* BEGIN *

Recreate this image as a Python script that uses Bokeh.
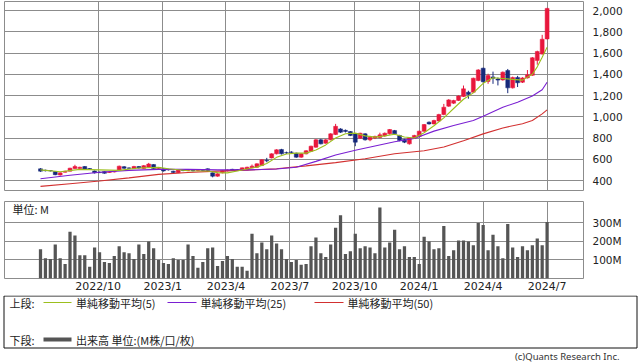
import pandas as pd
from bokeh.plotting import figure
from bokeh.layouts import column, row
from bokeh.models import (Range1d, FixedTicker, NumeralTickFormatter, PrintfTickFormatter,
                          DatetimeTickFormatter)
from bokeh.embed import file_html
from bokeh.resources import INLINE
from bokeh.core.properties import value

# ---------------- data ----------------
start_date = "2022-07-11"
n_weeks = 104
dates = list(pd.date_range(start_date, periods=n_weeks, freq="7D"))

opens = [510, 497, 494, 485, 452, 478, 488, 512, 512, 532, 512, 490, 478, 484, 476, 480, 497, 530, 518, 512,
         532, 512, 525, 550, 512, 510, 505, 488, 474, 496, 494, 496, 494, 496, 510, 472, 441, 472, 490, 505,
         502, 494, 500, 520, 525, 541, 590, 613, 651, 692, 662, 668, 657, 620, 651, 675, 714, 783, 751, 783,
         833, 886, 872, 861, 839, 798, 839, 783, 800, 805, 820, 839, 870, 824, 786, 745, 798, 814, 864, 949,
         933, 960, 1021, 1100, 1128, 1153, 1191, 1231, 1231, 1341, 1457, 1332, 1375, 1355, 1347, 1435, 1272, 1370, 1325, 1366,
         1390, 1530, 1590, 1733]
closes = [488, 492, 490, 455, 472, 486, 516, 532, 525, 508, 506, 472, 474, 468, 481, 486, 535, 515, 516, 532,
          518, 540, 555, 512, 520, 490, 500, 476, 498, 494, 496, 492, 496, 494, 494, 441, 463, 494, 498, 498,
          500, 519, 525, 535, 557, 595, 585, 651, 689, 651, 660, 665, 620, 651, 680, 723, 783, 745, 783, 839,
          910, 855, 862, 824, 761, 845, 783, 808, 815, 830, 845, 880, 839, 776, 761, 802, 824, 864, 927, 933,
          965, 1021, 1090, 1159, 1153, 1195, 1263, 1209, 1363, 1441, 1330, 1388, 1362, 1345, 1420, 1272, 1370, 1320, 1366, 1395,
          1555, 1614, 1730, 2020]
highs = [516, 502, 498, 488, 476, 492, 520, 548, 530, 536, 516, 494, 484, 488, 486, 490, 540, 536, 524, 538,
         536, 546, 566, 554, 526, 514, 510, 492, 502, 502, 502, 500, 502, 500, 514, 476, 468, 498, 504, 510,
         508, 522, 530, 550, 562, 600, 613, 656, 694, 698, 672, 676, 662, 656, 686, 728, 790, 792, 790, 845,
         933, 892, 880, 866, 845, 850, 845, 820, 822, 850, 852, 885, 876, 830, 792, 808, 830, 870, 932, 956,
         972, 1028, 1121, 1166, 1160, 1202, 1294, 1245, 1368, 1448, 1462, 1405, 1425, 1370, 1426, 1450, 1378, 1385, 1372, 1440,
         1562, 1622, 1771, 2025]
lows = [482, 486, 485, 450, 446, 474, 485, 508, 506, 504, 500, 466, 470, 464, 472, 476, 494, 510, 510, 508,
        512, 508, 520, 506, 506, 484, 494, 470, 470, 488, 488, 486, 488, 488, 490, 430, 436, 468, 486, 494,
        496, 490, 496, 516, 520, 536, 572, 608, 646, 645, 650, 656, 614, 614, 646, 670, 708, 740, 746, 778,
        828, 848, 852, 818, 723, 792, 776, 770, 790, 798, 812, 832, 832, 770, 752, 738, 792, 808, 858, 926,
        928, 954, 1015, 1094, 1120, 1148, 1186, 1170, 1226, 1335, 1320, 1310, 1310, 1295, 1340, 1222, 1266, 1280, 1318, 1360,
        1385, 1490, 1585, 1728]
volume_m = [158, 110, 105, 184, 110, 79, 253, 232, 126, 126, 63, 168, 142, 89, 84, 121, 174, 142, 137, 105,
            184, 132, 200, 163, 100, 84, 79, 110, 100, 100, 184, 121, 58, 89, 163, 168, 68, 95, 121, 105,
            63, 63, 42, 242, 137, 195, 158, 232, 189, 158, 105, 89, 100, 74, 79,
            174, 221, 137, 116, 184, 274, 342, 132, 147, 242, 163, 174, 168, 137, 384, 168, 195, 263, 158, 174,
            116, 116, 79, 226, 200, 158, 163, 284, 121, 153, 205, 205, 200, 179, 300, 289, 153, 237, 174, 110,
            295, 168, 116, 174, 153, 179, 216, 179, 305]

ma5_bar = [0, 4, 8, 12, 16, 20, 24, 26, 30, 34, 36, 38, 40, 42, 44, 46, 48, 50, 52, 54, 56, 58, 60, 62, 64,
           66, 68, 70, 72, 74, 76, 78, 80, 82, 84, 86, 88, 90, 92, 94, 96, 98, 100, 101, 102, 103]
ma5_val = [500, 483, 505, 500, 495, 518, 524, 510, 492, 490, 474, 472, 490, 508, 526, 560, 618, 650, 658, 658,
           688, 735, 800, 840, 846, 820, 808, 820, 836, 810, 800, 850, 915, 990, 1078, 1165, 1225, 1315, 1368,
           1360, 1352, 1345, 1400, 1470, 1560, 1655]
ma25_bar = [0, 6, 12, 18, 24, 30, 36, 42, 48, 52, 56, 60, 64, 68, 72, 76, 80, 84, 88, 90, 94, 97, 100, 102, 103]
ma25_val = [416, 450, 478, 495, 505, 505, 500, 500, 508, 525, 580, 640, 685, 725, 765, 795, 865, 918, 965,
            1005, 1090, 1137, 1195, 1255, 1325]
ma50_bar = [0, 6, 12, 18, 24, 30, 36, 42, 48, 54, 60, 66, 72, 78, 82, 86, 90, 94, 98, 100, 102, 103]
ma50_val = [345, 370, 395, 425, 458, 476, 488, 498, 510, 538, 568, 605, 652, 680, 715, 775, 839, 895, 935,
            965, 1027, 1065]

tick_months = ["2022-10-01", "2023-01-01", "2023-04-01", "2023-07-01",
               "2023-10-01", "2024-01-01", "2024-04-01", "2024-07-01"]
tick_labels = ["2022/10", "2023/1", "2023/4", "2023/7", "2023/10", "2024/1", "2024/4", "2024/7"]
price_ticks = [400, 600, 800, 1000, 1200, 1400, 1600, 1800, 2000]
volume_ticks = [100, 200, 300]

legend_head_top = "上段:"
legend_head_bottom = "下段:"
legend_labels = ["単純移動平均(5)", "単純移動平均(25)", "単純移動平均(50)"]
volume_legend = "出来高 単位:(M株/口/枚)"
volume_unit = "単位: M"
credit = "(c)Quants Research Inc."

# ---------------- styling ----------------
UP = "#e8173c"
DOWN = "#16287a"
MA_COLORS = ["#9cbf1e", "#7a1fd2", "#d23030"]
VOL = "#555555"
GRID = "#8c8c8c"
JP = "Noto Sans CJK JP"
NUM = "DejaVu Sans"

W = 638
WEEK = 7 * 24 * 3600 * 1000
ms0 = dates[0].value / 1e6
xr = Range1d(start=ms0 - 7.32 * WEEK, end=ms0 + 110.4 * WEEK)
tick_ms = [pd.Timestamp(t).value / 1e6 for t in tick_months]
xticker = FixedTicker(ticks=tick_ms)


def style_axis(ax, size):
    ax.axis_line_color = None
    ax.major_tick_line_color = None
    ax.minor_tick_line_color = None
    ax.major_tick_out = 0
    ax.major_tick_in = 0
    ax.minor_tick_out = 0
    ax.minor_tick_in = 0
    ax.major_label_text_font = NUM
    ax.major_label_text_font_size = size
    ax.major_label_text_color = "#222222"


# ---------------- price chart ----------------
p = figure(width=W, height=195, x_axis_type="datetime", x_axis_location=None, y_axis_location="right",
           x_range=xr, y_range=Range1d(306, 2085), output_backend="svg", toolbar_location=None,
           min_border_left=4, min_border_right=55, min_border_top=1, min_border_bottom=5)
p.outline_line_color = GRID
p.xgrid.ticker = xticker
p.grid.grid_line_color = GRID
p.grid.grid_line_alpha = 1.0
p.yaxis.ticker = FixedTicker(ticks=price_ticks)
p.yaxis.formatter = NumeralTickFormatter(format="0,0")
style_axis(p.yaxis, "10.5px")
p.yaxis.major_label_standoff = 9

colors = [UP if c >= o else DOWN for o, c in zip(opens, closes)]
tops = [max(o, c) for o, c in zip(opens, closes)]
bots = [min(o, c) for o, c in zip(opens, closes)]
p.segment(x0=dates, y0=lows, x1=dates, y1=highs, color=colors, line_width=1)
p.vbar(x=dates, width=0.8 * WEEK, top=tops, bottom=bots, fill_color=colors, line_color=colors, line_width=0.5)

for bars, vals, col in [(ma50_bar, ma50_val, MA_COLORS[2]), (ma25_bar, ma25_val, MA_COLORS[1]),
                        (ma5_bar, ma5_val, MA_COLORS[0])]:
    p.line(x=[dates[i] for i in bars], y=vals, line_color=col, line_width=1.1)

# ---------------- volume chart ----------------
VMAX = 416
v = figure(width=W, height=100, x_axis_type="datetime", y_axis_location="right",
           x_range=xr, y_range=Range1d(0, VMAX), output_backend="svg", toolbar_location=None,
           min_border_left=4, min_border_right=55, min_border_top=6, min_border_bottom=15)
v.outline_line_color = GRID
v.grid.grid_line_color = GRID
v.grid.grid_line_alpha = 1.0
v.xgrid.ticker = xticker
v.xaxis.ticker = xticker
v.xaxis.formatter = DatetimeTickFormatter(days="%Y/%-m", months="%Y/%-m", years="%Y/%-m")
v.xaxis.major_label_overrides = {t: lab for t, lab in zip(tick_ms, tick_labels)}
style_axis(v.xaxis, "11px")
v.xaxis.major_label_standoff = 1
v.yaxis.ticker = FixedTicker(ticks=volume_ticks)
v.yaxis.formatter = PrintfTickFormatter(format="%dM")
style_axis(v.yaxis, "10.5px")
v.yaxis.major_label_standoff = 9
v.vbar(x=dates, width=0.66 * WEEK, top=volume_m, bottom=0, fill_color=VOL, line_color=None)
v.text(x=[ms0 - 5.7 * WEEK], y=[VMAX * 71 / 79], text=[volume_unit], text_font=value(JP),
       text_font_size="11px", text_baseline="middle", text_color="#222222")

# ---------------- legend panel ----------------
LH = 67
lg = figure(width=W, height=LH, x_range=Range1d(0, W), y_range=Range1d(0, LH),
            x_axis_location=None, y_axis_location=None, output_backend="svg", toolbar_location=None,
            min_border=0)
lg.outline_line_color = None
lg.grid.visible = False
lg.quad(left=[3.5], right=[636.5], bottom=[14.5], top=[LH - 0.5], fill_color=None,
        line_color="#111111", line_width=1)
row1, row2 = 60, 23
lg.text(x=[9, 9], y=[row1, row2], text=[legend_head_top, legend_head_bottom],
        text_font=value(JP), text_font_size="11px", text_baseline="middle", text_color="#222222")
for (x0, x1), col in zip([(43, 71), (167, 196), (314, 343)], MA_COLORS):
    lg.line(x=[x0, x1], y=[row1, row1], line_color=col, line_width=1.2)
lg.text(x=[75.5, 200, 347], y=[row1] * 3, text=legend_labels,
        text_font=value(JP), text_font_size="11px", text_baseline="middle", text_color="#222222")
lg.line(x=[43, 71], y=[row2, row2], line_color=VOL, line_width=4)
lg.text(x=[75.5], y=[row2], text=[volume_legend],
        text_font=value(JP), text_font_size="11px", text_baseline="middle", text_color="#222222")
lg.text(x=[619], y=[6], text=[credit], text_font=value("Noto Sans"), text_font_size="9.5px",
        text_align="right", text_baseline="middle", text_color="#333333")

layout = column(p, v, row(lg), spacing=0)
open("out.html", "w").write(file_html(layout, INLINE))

* END *
* BEGIN *

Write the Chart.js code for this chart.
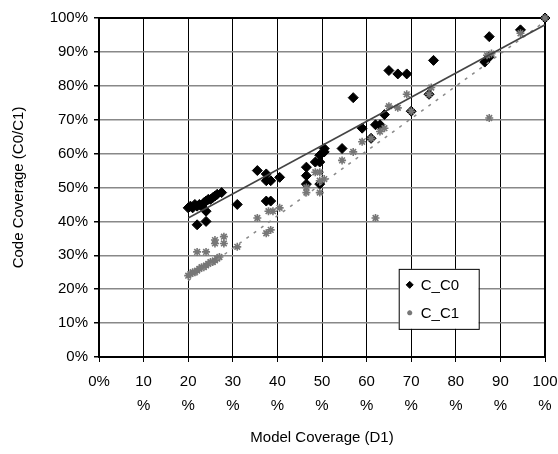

* END *

• To be done
Return each line of the data that contains the string "this".

• Full answer
Recreate this image as a Python script that uses Bokeh.
Write the Chart.js code for this chart.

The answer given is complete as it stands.